A few days later, I got invited to a house party of cooking and dancing. 3 girls planned this for me becuase my good friend, their porfessor at the uni, would like to learn about Syrian cooking. Of course the parents refused a male guest to their house hanging, watching and cooking. To be honet, I didn't want to go at the beginning but Toms kind of pushed me into it. I got sent there by a car, the younger brother of the girls came and picked me up downstairs. I went into the house, found out it is a golden palast inside (typical Syrian style). They taught me carefully and thoroughly. We cooked 2 kinds of rice wraps that night. One is leaf rice wrap sour stew, another is cabbage rice wrap in tomato soup stew. I told the girls to make extra huge wraps for the professors, and of course when the mother saw the big wraps she blushed for the same reason why I asked the girls to do so.

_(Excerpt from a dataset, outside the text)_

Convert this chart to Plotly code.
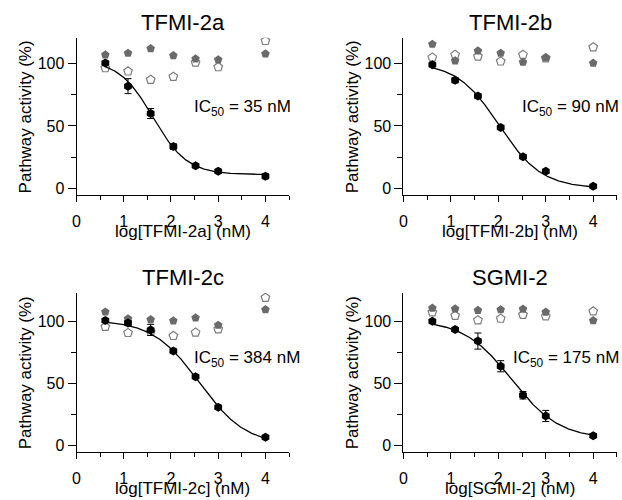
import numpy as np
import plotly.graph_objects as go

# ---------------- data ----------------
log_conc = [0.61, 1.09, 1.57, 2.05, 2.52, 3.0, 4.0]

panel_titles = ["TFMI-2a", "TFMI-2b", "TFMI-2c", "SGMI-2"]
x_titles = ["log[TFMI-2a] (nM)", "log[TFMI-2b] (nM)", "log[TFMI-2c] (nM)", "log[SGMI-2] (nM)"]
ic50_labels = ["35", "90", "384", "175"]

# inhibitor response (black, with error bars)
resp_a = [100.5, 82, 60, 33.5, 18, 13.6, 9.6]
resp_b = [99.2, 86.7, 74, 48.7, 25.3, 13.6, 1.6]
resp_c = [100.5, 98.5, 93, 75.9, 55.3, 30.7, 6.4]
resp_d = [100, 93.4, 84, 63.7, 40.3, 23.6, 7.7]

err_a = [1.2, 6, 4, 2.2, 1.5, 1.5, 2]
err_b = [1, 2, 1.5, 1.5, 1, 1, 1]
err_c = [1, 2, 4.5, 1.5, 1, 1, 1]
err_d = [1, 1.5, 6.5, 4.5, 3, 4.5, 1.5]

# control series 1 (gray filled pentagons)
ctrl1_a = [107.2, 108.5, 112.2, 106.6, 104, 103.2, 108]
ctrl1_b = [115.7, 102.4, 110.4, 108.5, 101.3, 105, 100.5]
ctrl1_c = [107.5, 102, 101.3, 100.3, 102.7, 96.8, 109.4]
ctrl1_d = [110.6, 110, 108.8, 109.3, 109.8, 107.4, 100.5]

# control series 2 (open pentagons)
ctrl2_a = [96.5, 93.9, 87.2, 89.6, 101, 97.3, 118.4]
ctrl2_b = [105, 107.2, 105.9, 101.9, 107.2, 104.5, 113.3]
ctrl2_c = [95.5, 90.6, 91.4, 88.2, 90.9, 93.6, 119]
ctrl2_d = [107.2, 104.5, 100.8, 102.1, 105.3, 104, 108]

# four-parameter logistic fit parameters: top, bottom, log midpoint, Hill slope
fit_top = [103, 101, 101, 101]
fit_bottom = [11, 0, 0, 5]
fit_logmid = [1.62, 2.02, 2.60, 2.28]
fit_hill = [1.2, 0.97, 0.88, 0.86]

responses = [resp_a, resp_b, resp_c, resp_d]
errors = [err_a, err_b, err_c, err_d]
ctrl1 = [ctrl1_a, ctrl1_b, ctrl1_c, ctrl1_d]
ctrl2 = [ctrl2_a, ctrl2_b, ctrl2_c, ctrl2_d]

# ---------------- layout geometry ----------------
W, H = 622, 500
FONT = "Liberation Sans, Arial, Helvetica, sans-serif"
x_dom_px = [(73, 287), (402, 617), (73, 287), (402, 617)]
y_dom_px = [(38, 196), (38, 196), (294, 454), (294, 454)]
y_ranges = [[-5.6, 120.8], [-5.6, 120.8], [-5.6, 122.9], [-5.6, 122.9]]
ic50_pos = [(2.44, 64.5), (2.45, 64.5), (2.44, 69.5), (2.26, 69.5)]

fig = go.Figure()

for i in range(4):
    ax = "" if i == 0 else str(i + 1)
    xa, ya = "x" + ax, "y" + ax
    # open pentagons
    fig.add_trace(go.Scatter(
        x=log_conc, y=ctrl2[i], mode="markers", xaxis=xa, yaxis=ya,
        marker=dict(symbol="pentagon", size=9, color="white",
                    line=dict(color="#7d7d7d", width=1.2)),
        showlegend=False, hoverinfo="x+y"))
    # gray filled pentagons
    fig.add_trace(go.Scatter(
        x=log_conc, y=ctrl1[i], mode="markers", xaxis=xa, yaxis=ya,
        marker=dict(symbol="pentagon", size=9, color="#6a6a6a",
                    line=dict(width=0)),
        showlegend=False, hoverinfo="x+y"))
    # fitted curve
    xf = np.linspace(log_conc[0], log_conc[-1], 200)
    yf = fit_bottom[i] + (fit_top[i] - fit_bottom[i]) / (
        1 + 10 ** ((xf - fit_logmid[i]) * fit_hill[i]))
    fig.add_trace(go.Scatter(
        x=xf, y=yf, mode="lines", xaxis=xa, yaxis=ya,
        line=dict(color="black", width=1.3),
        showlegend=False, hoverinfo="skip"))
    # inhibitor response
    fig.add_trace(go.Scatter(
        x=log_conc, y=responses[i], mode="markers", xaxis=xa, yaxis=ya,
        error_y=dict(type="data", array=errors[i], color="black",
                     thickness=1, width=3.5),
        marker=dict(symbol="hexagon", size=9, color="black"),
        showlegend=False, hoverinfo="x+y"))

    x0, x1 = x_dom_px[i]
    yt, yb = y_dom_px[i]
    xdom = [x0 / W, x1 / W]
    ydom = [1 - yb / H, 1 - yt / H]

    fig.layout["xaxis" + ax] = dict(
        domain=xdom, anchor=ya, range=[0, 4.502],
        tickvals=[0, 1, 2, 3, 4], ticks="outside", ticklen=6, tickwidth=1,
        tickcolor="black", showline=True, linecolor="black", linewidth=1,
        showgrid=False, zeroline=False, ticklabelstandoff=6,
        tickfont=dict(family=FONT, size=16, color="black"),
        minor=dict(tickvals=[0.5, 1.5, 2.5, 3.5, 4.5], ticks="outside",
                   ticklen=4, tickwidth=1, tickcolor="black", showgrid=False))
    fig.layout["yaxis" + ax] = dict(
        domain=ydom, anchor=xa, range=y_ranges[i],
        tickvals=[0, 50, 100], ticks="outside", ticklen=8, tickwidth=1,
        tickcolor="black", showline=True, linecolor="black", linewidth=1,
        showgrid=False, zeroline=False,
        tickfont=dict(family=FONT, size=16, color="black"),
        minor=dict(tickvals=[25, 75], ticks="outside",
                   ticklen=5, tickwidth=1, tickcolor="black", showgrid=False))

    xc = (x0 + x1) / 2 / W
    # panel title
    fig.add_annotation(text=panel_titles[i], xref="paper", yref="paper",
                       x=xc, y=1 - (yt - 1) / H, xanchor="center", yanchor="bottom",
                       showarrow=False, font=dict(family=FONT, size=22, color="black"))
    # x axis title
    fig.add_annotation(text=x_titles[i], xref="paper", yref="paper",
                       x=xc, y=1 - (yb + 25) / H, xanchor="center", yanchor="top",
                       showarrow=False, font=dict(family=FONT, size=17, color="black"))
    # y axis title
    fig.add_annotation(text="Pathway activity (%)", xref="paper", yref="paper",
                       x=(x0 - 51) / W, y=1 - (yt + yb) / 2 / H,
                       xanchor="center", yanchor="middle", textangle=-90,
                       showarrow=False, font=dict(family=FONT, size=17, color="black"))
    # IC50 label
    fig.add_annotation(text="IC<sub>50</sub> = " + ic50_labels[i] + " nM",
                       xref=xa, yref=ya, x=ic50_pos[i][0], y=ic50_pos[i][1],
                       xanchor="left", yanchor="middle", showarrow=False,
                       font=dict(family=FONT, size=17, color="black"))

fig.update_layout(width=W, height=H, autosize=False,
                  margin=dict(l=0, r=0, t=0, b=0),
                  paper_bgcolor="white", plot_bgcolor="white",
                  font=dict(family=FONT, color="black"))

fig.write_html("out.html",
               config={"displayModeBar": False},
               post_script="document.body.style.margin='0';"
                           "document.body.style.overflow='hidden';")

They dragged me to the lounge, shut all the window blinds and kicked the brother to his room. They played the most popular love songs and started to dance. For the first time I realized why men would try their best to hide their daughters. When they are not wearing veils trying to avoid every look in the public, they finally move their young bodies/souls freely to the music. I saw her long dark hair waving in the golden light, flying around the perfect curve of her waist. Behind her delicate hand gestures, her big eyes shine with a very interesting mixture of characters, young innocence and mysterious female charm from the middle east. I was astonished. That moment she blew me away with her nature as an extremely dangeraous virgin, who has no idea about what kind of power she possess or what she is capable of.

The door bell rang. They dashed into the bedroom and put on the veils. They hid. They asked me in whispers if it was a man at the door. I was left alone in the lounge not knowing what to do. It felt like there was a SWAT team came into a brothel and I was the only stupid customer who had no idea where to run. Other amazing facts: one of the girls knelt down and started to pray during the party cuz its time. one of the girl actually doesnt wear veil at all. the mother did put on the full black robe(face-covered) when she was leaving the house. The beautiful dancer wouldn't let me take photos of her because she can't let any men see her face and dance. I did promise her the images will only stay between me and her but soemone stole them from me by pulling a trick on MAC.

I went home practicing my ugly belly dance to Toms on the same night. My dance was a joke and I have had a totally different perspective on them/ the people/ the culture after this private party. One year later, now I think about the girls. I miss them a lot even sometimes we can't communicate because of the language issue or difference of cultural backgrounds and education. But they remind me one thing, they are everything that i am not.